Tailoring neuromorphic switching by CuNx-mediated orbital currents

TL;DR

This paper demonstrates that CuNx can generate orbital currents that enhance spin-orbit torque, enabling efficient and tunable magnetization switching and memristive behavior in spin-orbitronic devices, advancing neuromorphic computing technologies.

Contribution

It introduces CuNx as a new material for generating orbital currents, significantly improving SOT efficiency and enabling memristive switching in spin-orbitronic devices.

Findings

Orbital current can be effectively generated by nitrided Cu (CuNx).

SOT efficiency can be tuned from ~0.06 to 0.4 by adjusting nitrogen doping.

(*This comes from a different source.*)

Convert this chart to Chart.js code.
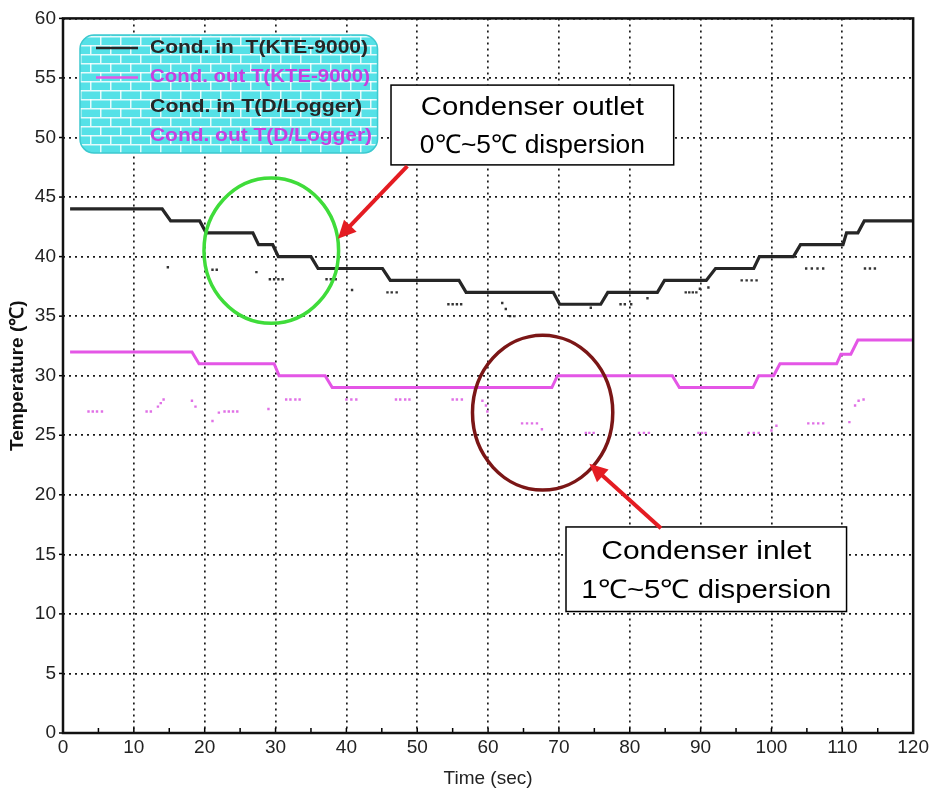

Low critical switching current density (~5 x 10^10 A/m^2) achieved.

Abstract

Current-induced spin-orbit torque (SOT) is regarded as a promising mechanism for driving neuromorphic behavior in spin-orbitronic devices. In principle, the strong SOT in heavy metal-based magnetic heterostructure is attributed to the spin-orbit coupling (SOC)-induced spin Hall effect (SHE) and/or the spin Rashba-Edelstein effect (SREE). Recently, SOC-free mechanisms such as the orbital angular momentum (OAM)-induced orbital Hall effect (OHE) and/or the orbital Rashba-Edelstein effect (OREE) have been proposed to generate sizable torques comparable to those from the conventional spin Hall mechanism. In this work, we show that the orbital current can be effectively generated by the nitrided light metal Cu. The overall damping-like SOT efficiency, which consists of both the spin and the orbital current contributions, can be tailored from ~ 0.06 to 0.4 in a Pt/Co/CuNx magnetic heterostructure by tuning the nitrogen doping concentration. Current-induced magnetization switching further verifies the efficacy of such orbital current with a critical switching current density as low as Jc ~ 5 x 10^10 A/m2. Most importantly, the orbital-current-mediated memristive switching behavior can be observed in such heterostructures, which reveals that the gigantic SOT and efficient magnetization switching are the tradeoffs for the applicable window of memristive switching. Our work provides insights into the role of orbital current might play in SOT neuromorphic devices and paves a new route for making energy-efficient spin-orbitronic devices.